→ SHORT TASK
Output the full listing below exactly, without the pictures.

→ DATA BLOCK
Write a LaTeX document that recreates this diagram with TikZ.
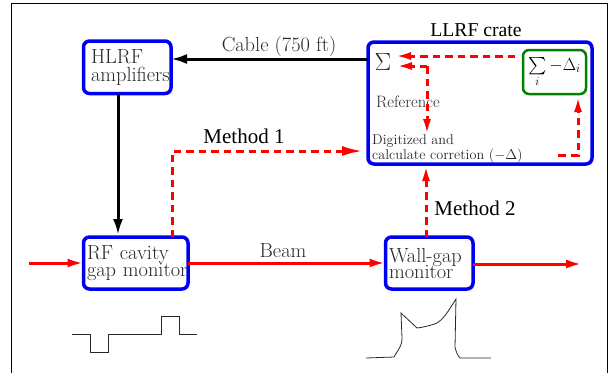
\documentclass[tikz,border=0pt]{standalone}
\usepackage{amsmath}
\usepackage{fontspec}
\usepackage{tikz}
\usetikzlibrary{arrows.meta,positioning,calc}
\newfontfamily\timesfont{Liberation Serif}
\definecolor{boxblue}{RGB}{0,0,240}
\definecolor{boxgreen}{RGB}{0,130,0}
\definecolor{txtgrey}{RGB}{40,40,40}
\newcommand{\labelfont}{\fontsize{20.4}{18}\selectfont}
\tikzset{
  bluebox/.style={rectangle, rounded corners=6pt, draw=boxblue, line width=3.5pt, align=left,
                  inner ysep=0pt, outer sep=0pt, text=txtgrey, font=\labelfont},
  greenbox/.style={rectangle, rounded corners=6pt, draw=boxgreen, line width=2.5pt, inner sep=0pt, outer sep=0pt,
                   font=\fontsize{17.5}{17.5}\selectfont},
  lab/.style={text=txtgrey, inner sep=0pt, font=\labelfont},
  smalllab/.style={text=txtgrey, inner sep=0pt, align=left, font=\fontsize{16.5}{12}\selectfont},
  timeslab/.style={inner sep=0pt, font=\timesfont\fontsize{21}{21}\selectfont},
  blackarr/.style={-{Latex[length=16pt,width=10pt]}, line width=3pt, draw=black},
  redarr/.style={-{Latex[length=16pt,width=9pt]}, line width=3pt, draw=red},
  reddash/.style={-{Latex[length=16pt,width=8pt]}, line width=3pt, draw=red, dash pattern=on 7.5pt off 5pt},
  wave/.style={line width=0.8pt, draw=txtgrey},
}
\begin{document}
\begin{tikzpicture}[x=1pt,y=-1pt]
  \useasboundingbox (0,0) rectangle (615,373);
  % frame
  \coordinate (fa) at (11,373); \coordinate (fb) at (11,3.5);
  \coordinate (fc) at (607,3.5); \coordinate (fd) at (607,373);
  \draw[line width=1pt] (fa) -- (fb) -- (fc) -- (fd);
  % boxes
  \node[bluebox, minimum height=52.5pt, inner xsep=7.5pt, text width=72.5pt] (hlrf) at (127.25,67.25)
    {HLRF\\\mbox{amplifiers}};
  \node[bluebox, minimum height=52pt, inner xsep=3.5pt, text width=97.5pt] (rf) at (135.75,263)
    {RF cavity\\[-1pt]\mbox{gap monitor}};
  \node[bluebox, minimum height=52pt, inner xsep=3.5pt, text width=80.5pt] (wall) at (429.25,263)
    {\mbox{Wall-gap}\\[-2pt]monitor};
  \node[bluebox, minimum width=224pt, minimum height=122pt] (llrf) at (480,103) {};
  \node[greenbox, minimum width=63pt, minimum height=44pt] (sum) at (554.5,72)
    {$\textstyle\sum\limits_i-\Delta_i$};
  % labels
  \node[timeslab, font=\timesfont\fontsize{19.7}{20}\selectfont] (crate) at (476,30) {LLRF crate};
  \node[lab] (cable) at (279,46) {Cable (750 ft)};
  \node[lab] (beam) at (283,251) {Beam};
  \node[timeslab] (m1) at (244,136) {Method 1};
  \node[timeslab] (m2) at (475,208) {Method 2};
  \node[lab, font=\fontsize{24}{24}\selectfont] (sigma) at (383,62) {$\Sigma$};
  \node[smalllab] (ref) at (408,102) {Reference};
  \node[smalllab, anchor=west, font=\fontsize{14.2}{12}\selectfont] (digi) at (372,149)
    {Digitized and\\calculate corretion ($-\Delta$)};
  % coordinates of the free ends
  \coordinate (cablein) at (llrf.west |- 0,59);
  \coordinate (beamin) at (29,263);
  \coordinate (beamout) at (582,264);
  \coordinate (m1start) at (172,237);
  \coordinate (m1turn) at (172,151);
  \coordinate (m1end) at (363,151);
  \coordinate (m2start) at (426,237);
  \coordinate (m2end) at (426,165);
  \coordinate (sigA) at (395,56);
  \coordinate (sigB) at (396,66);
  \coordinate (sumout) at (515,56);
  \coordinate (refturn) at (427,66);
  \coordinate (refend) at (427,135);
  \coordinate (corrstart) at (558,155);
  \coordinate (corrturn) at (578,155);
  \coordinate (corrend) at (578,96);
  % connectors
  \draw[blackarr] (cablein) -- (hlrf.east |- cablein);
  \draw[blackarr] (hlrf.south -| 118,0) -- (118,235);
  \draw[redarr] (beamin) -- (rf.west);
  \draw[redarr] (rf.east) -- (wall.west);
  \draw[redarr] (wall.east |- beamout) -- (beamout);
  \draw[reddash, -{Latex[length=21pt,width=10pt]}] (m1start) -- (m1turn) -- (m1end);
  \draw[reddash] (m2start) -- (m2end);
  \draw[reddash] (sumout) -- (sigA);
  \draw[reddash] (refturn) -- (sigB);
  \draw[reddash] (refturn) -- (refend);
  \draw[reddash] (corrstart) -- (corrturn) -- (corrend);
  % waveforms
  \draw[wave, line width=1pt] (72,334) -- (90,334) -- (90,352) -- (108,352) -- (108,334) -- (161,334)
    -- (161,316) -- (179,316) -- (179,334) -- (197,334);
  \draw[wave] (366,358) -- (394,357) .. controls (399,348) and (402,346) .. (402,338) -- (401,313)
    -- (417,328) .. controls (425,327) and (432,325) .. (437,323)
    .. controls (445,318) and (450,308) .. (456,299) -- (455,347)
    .. controls (456,352) and (458,356) .. (460,358) -- (491,358);
\end{tikzpicture}
\end{document}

→ OUTPUT BELOW
Write a LaTeX document that recreates this diagram with TikZ.
\documentclass[tikz,border=0pt]{standalone}
\usepackage{amsmath}
\usepackage{fontspec}
\usepackage{tikz}
\usetikzlibrary{arrows.meta,positioning,calc}
\newfontfamily\timesfont{Liberation Serif}
\definecolor{boxblue}{RGB}{0,0,240}
\definecolor{boxgreen}{RGB}{0,130,0}
\definecolor{txtgrey}{RGB}{40,40,40}
\newcommand{\labelfont}{\fontsize{20.4}{18}\selectfont}
\tikzset{
  bluebox/.style={rectangle, rounded corners=6pt, draw=boxblue, line width=3.5pt, align=left,
                  inner ysep=0pt, outer sep=0pt, text=txtgrey, font=\labelfont},
  greenbox/.style={rectangle, rounded corners=6pt, draw=boxgreen, line width=2.5pt, inner sep=0pt, outer sep=0pt,
                   font=\fontsize{17.5}{17.5}\selectfont},
  lab/.style={text=txtgrey, inner sep=0pt, font=\labelfont},
  smalllab/.style={text=txtgrey, inner sep=0pt, align=left, font=\fontsize{16.5}{12}\selectfont},
  timeslab/.style={inner sep=0pt, font=\timesfont\fontsize{21}{21}\selectfont},
  blackarr/.style={-{Latex[length=16pt,width=10pt]}, line width=3pt, draw=black},
  redarr/.style={-{Latex[length=16pt,width=9pt]}, line width=3pt, draw=red},
  reddash/.style={-{Latex[length=16pt,width=8pt]}, line width=3pt, draw=red, dash pattern=on 7.5pt off 5pt},
  wave/.style={line width=0.8pt, draw=txtgrey},
}
\begin{document}
\begin{tikzpicture}[x=1pt,y=-1pt]
  \useasboundingbox (0,0) rectangle (615,373);
  % frame
  \coordinate (fa) at (11,373); \coordinate (fb) at (11,3.5);
  \coordinate (fc) at (607,3.5); \coordinate (fd) at (607,373);
  \draw[line width=1pt] (fa) -- (fb) -- (fc) -- (fd);
  % boxes
  \node[bluebox, minimum height=52.5pt, inner xsep=7.5pt, text width=72.5pt] (hlrf) at (127.25,67.25)
    {HLRF\\\mbox{amplifiers}};
  \node[bluebox, minimum height=52pt, inner xsep=3.5pt, text width=97.5pt] (rf) at (135.75,263)
    {RF cavity\\[-1pt]\mbox{gap monitor}};
  \node[bluebox, minimum height=52pt, inner xsep=3.5pt, text width=80.5pt] (wall) at (429.25,263)
    {\mbox{Wall-gap}\\[-2pt]monitor};
  \node[bluebox, minimum width=224pt, minimum height=122pt] (llrf) at (480,103) {};
  \node[greenbox, minimum width=63pt, minimum height=44pt] (sum) at (554.5,72)
    {$\textstyle\sum\limits_i-\Delta_i$};
  % labels
  \node[timeslab, font=\timesfont\fontsize{19.7}{20}\selectfont] (crate) at (476,30) {LLRF crate};
  \node[lab] (cable) at (279,46) {Cable (750 ft)};
  \node[lab] (beam) at (283,251) {Beam};
  \node[timeslab] (m1) at (244,136) {Method 1};
  \node[timeslab] (m2) at (475,208) {Method 2};
  \node[lab, font=\fontsize{24}{24}\selectfont] (sigma) at (383,62) {$\Sigma$};
  \node[smalllab] (ref) at (408,102) {Reference};
  \node[smalllab, anchor=west, font=\fontsize{14.2}{12}\selectfont] (digi) at (372,149)
    {Digitized and\\calculate corretion ($-\Delta$)};
  % coordinates of the free ends
  \coordinate (cablein) at (llrf.west |- 0,59);
  \coordinate (beamin) at (29,263);
  \coordinate (beamout) at (582,264);
  \coordinate (m1start) at (172,237);
  \coordinate (m1turn) at (172,151);
  \coordinate (m1end) at (363,151);
  \coordinate (m2start) at (426,237);
  \coordinate (m2end) at (426,165);
  \coordinate (sigA) at (395,56);
  \coordinate (sigB) at (396,66);
  \coordinate (sumout) at (515,56);
  \coordinate (refturn) at (427,66);
  \coordinate (refend) at (427,135);
  \coordinate (corrstart) at (558,155);
  \coordinate (corrturn) at (578,155);
  \coordinate (corrend) at (578,96);
  % connectors
  \draw[blackarr] (cablein) -- (hlrf.east |- cablein);
  \draw[blackarr] (hlrf.south -| 118,0) -- (118,235);
  \draw[redarr] (beamin) -- (rf.west);
  \draw[redarr] (rf.east) -- (wall.west);
  \draw[redarr] (wall.east |- beamout) -- (beamout);
  \draw[reddash, -{Latex[length=21pt,width=10pt]}] (m1start) -- (m1turn) -- (m1end);
  \draw[reddash] (m2start) -- (m2end);
  \draw[reddash] (sumout) -- (sigA);
  \draw[reddash] (refturn) -- (sigB);
  \draw[reddash] (refturn) -- (refend);
  \draw[reddash] (corrstart) -- (corrturn) -- (corrend);
  % waveforms
  \draw[wave, line width=1pt] (72,334) -- (90,334) -- (90,352) -- (108,352) -- (108,334) -- (161,334)
    -- (161,316) -- (179,316) -- (179,334) -- (197,334);
  \draw[wave] (366,358) -- (394,357) .. controls (399,348) and (402,346) .. (402,338) -- (401,313)
    -- (417,328) .. controls (425,327) and (432,325) .. (437,323)
    .. controls (445,318) and (450,308) .. (456,299) -- (455,347)
    .. controls (456,352) and (458,356) .. (460,358) -- (491,358);
\end{tikzpicture}
\end{document}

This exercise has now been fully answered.